Nun trat Carlo Andrea in russische Dienste. Als Napoleon vorübergehend mit Rußland ein Bündnis schloß, verschwand der aalglatte Diplomat, um seine Zersetzungstätigkeit nunmehr nach London und Wien zu verlegen. Er war sozusagen Spezialist in Sachen „kontra Bonaparte“ geworden. Er wußte um seine Schwächen, er durchforschte mit metaphysischer Kraft die Pläne des Kaisers, und dieser, der noch keinen Feldherrn gefürchtet hatte, begann allmählich ein Grauen vor dem Diplomaten Pozzo di Borgo zu verspüren. Nirgends erfaßbar und doch allgegenwärtig, umgab der Haß des Korsen den Kaiser.
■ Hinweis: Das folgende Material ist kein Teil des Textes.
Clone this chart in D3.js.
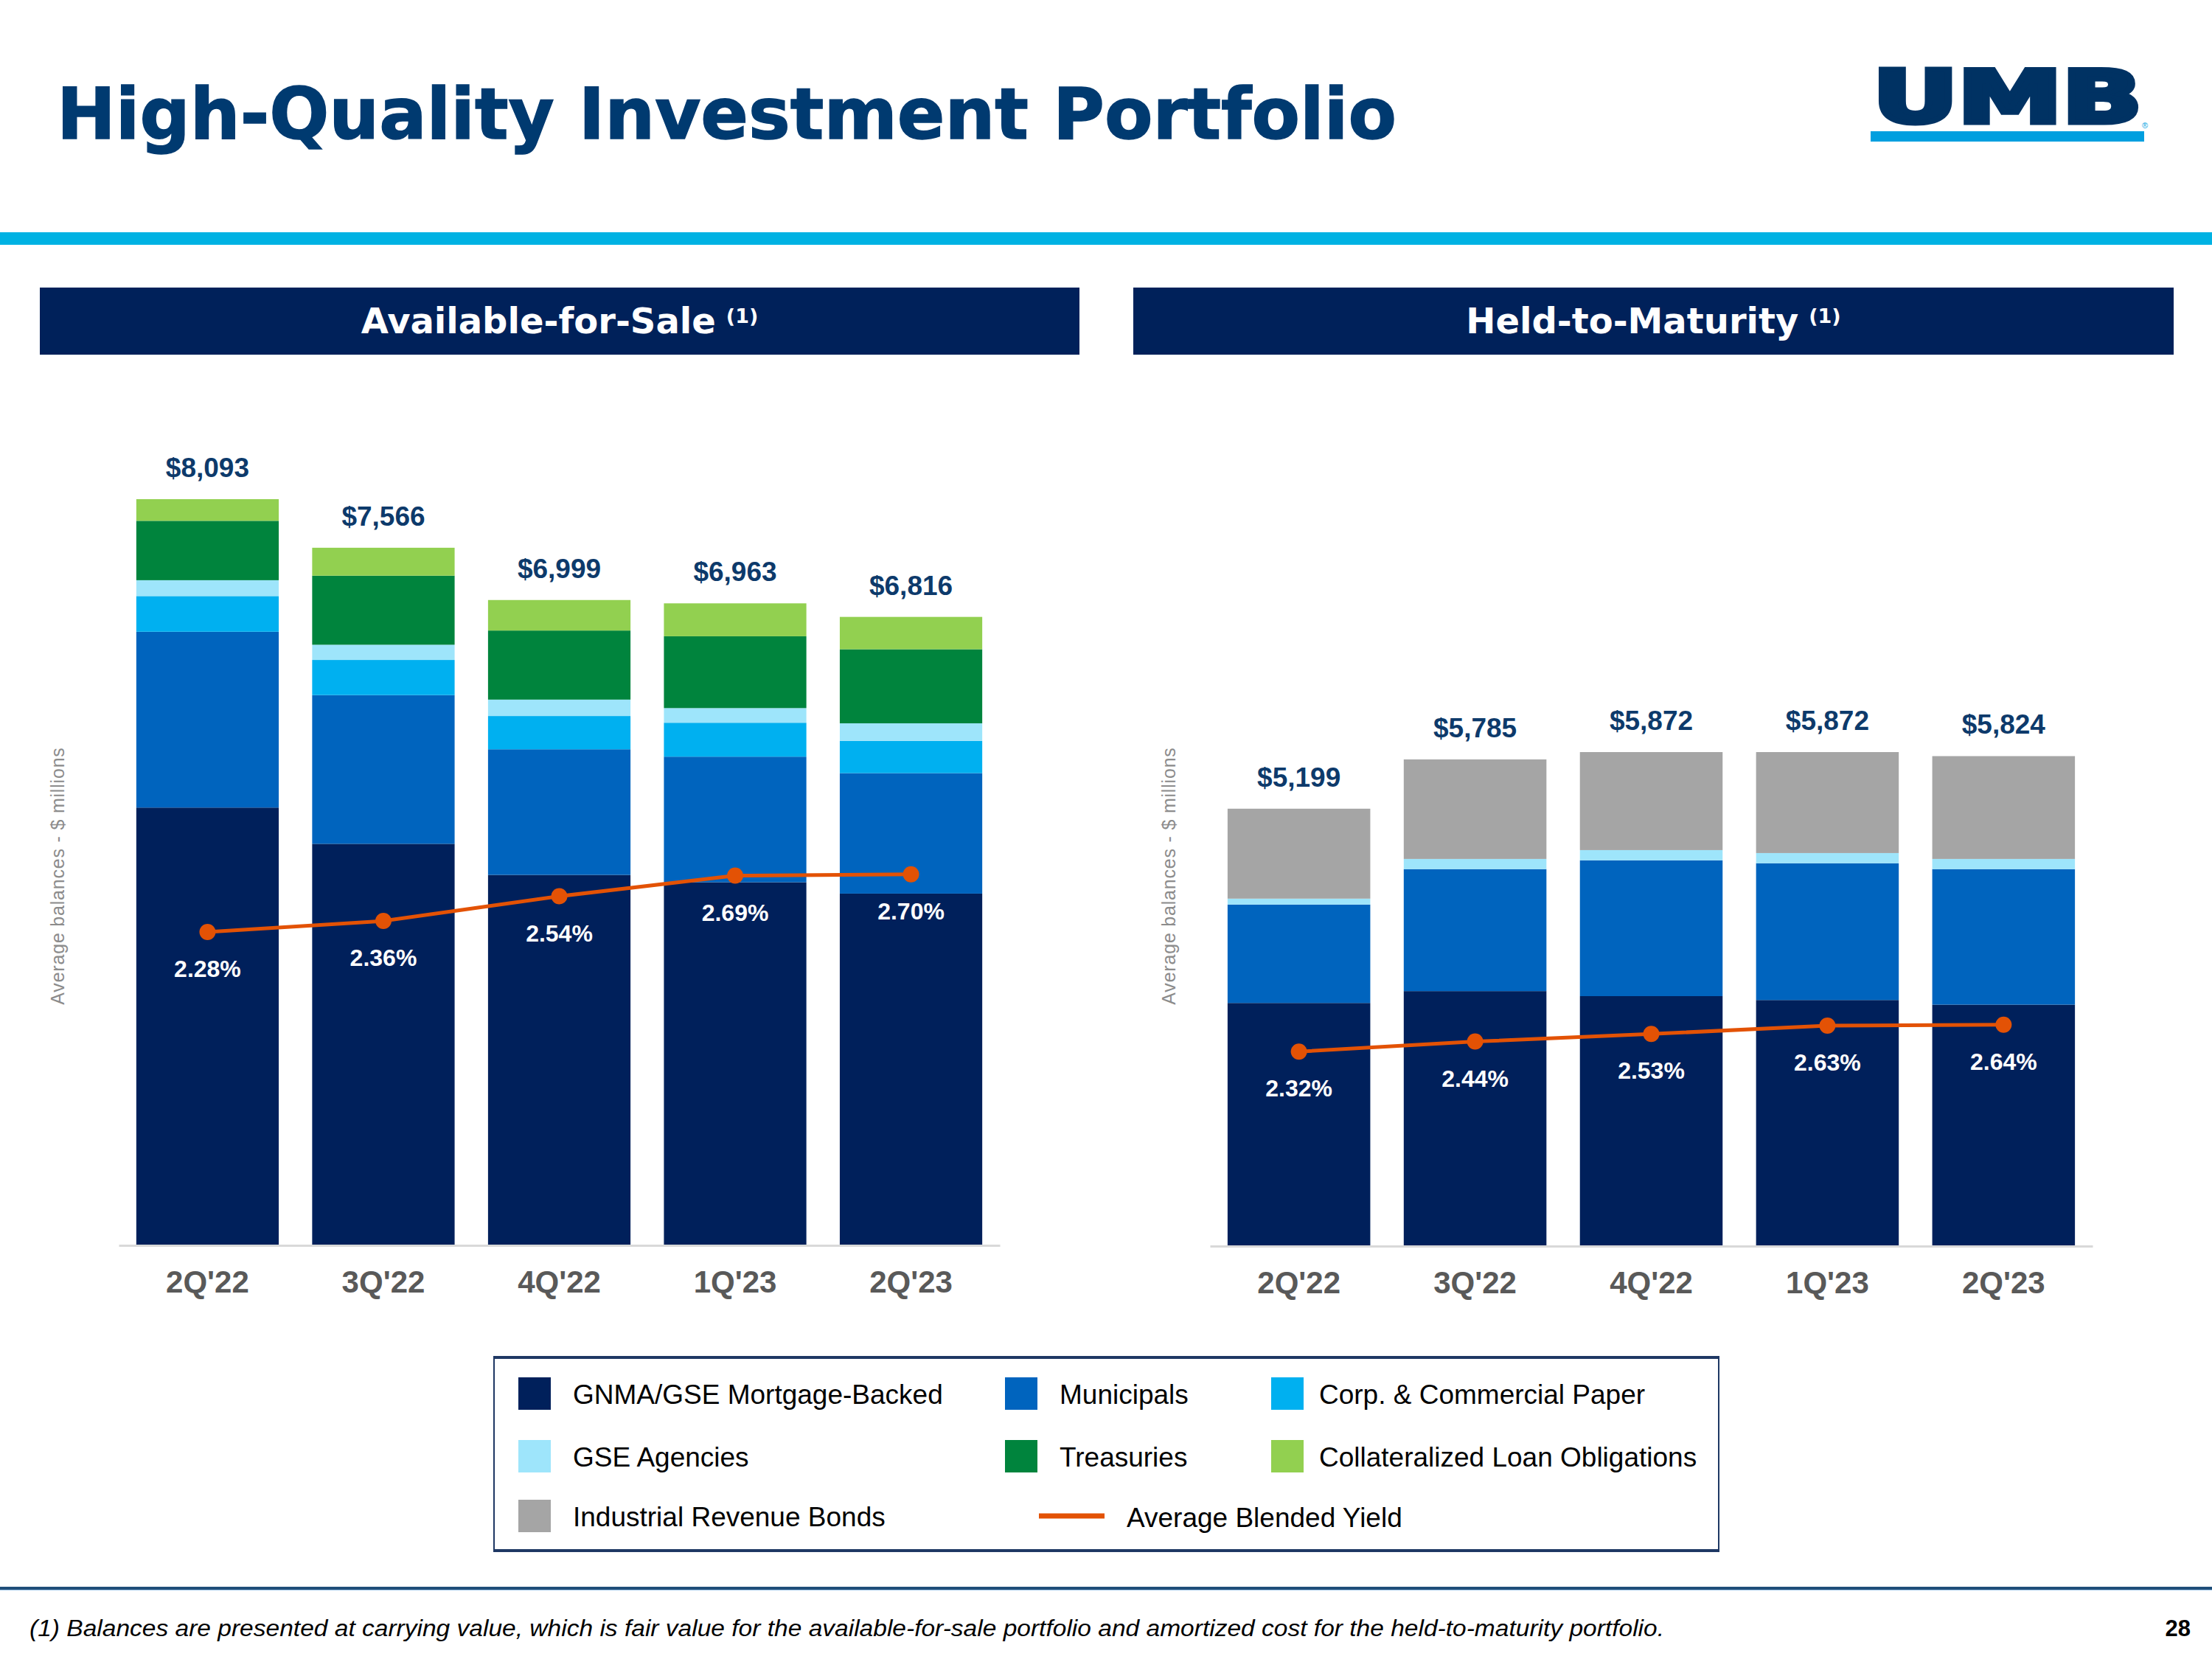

1812 brachte Pozzo di Borgo den Bund mit Schweden gegen Napoleon zustande, verhandelte mit Bernadotte und führte diesen ebenfalls ins Lager der Feinde Frankreichs. 1814 fuhr er nach England, um es zu entscheidendem Eingreifen zu bewegen. Er war es, der auch stets gegen den König von Rom intrigierte, und sein Haß forderte endlich vom Wiener Kongreß die Verbannung Bonapartes auf eine, entlegene Insel.

Der letzte Akt dieser Tragödie des Hasses: Waterloo! Der große Korse wird gefangen. Als er seinen Feinden entgegentritt, löst sich aus dem Gefolge eine schlanke Gestalt, den Arm verwundet in der Schlinge tragend: Carlo Andrea Pozzo di Borgo! Hat der Kaiser ihn erkannt? Längst ruhte Napoleon in der Erde von Sankt Helena, als der böse Hasser die Worte sprach: „Ich habe ihn

nicht getötet, aber ich habe auf ihn die letzte Schaufel Erde geworfen!“

Der Graf Pozzo di Borgo heimste viele, viele Ehren ein, darunter den russischen Adelstitel. Das Schloß bei Ajaccio beherbergt zwei Glasschränke, angefüllt mit Orden und Ehrenzeichen des Diplomaten. Welche Last, sie zu tragen! 1842 starb er in Paris, geisteskrank, verachtet von seinen Landsleuten, die in ihm den Büttel ihres Kaisers sahen, dessen Andenken sich allmählich untrennbar mit der Größe der Nation vereinte. Die Pozzo di Borgos bauten ihr Schloß hoch über Ajaccio, hoch über der Casa Buonaparte. Sie haben damit die Verehrung für ihren toten Ahnherrn dokumentieren wollen — vielleicht ist sie ebenso groß wie jene des französischen Volkes für den unvergeßlichen Kaiser.